According to Hindu scriptures, Aśvattha, () or Sacred fig (Ficus religiosa), is a sacred tree for the Hindus and has been extensively mentioned in texts pertaining to Hinduism, for example as peepul in Rig Veda mantra I.164.20. In Buddhism, the Bodhi Tree under which Gautama Buddha gained enlightenment is also of the same species.

Adi Shankara derives it from shva (tomorrow) and stha (that which remains). Ashva (horse) and stha (situated), meaning where horses are tied, is another derivation.

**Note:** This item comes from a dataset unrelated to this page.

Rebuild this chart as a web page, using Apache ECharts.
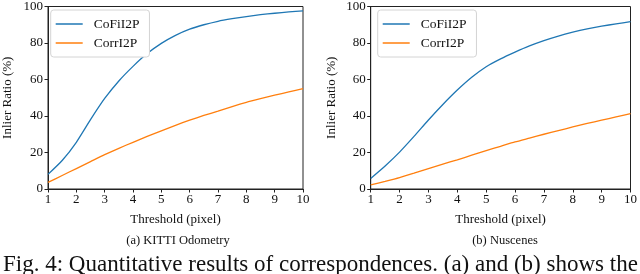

Yama, while instructing Naciketa describes the eternal Asvattha tree with its root upwards, and branches downwards, which is the pure immortal Brahman, in which all these worlds are situated, and beyond which there is nothing else (Katha Upanishad Verse II.iii.1). Meanwhile, Krishna tells us that the Asvattha tree having neither end nor beginning nor stationariness whatsoever has its roots upwards and branches downwards whose branches are nourished by the Gunas and whose infinite roots spread in the form of action in the human world which though strong are to be cut off by the forceful weapon of detachment to seek the celestial abode from which there is no return (Bhagavad Gita XV.1-4). The former teaches that the Asvattha tree is real being identical with Brahman and therefore impossible to cut-off; the latter insists that the Asvattha tree must be regarded as unreal being identical with existence which needs to be cut-off. 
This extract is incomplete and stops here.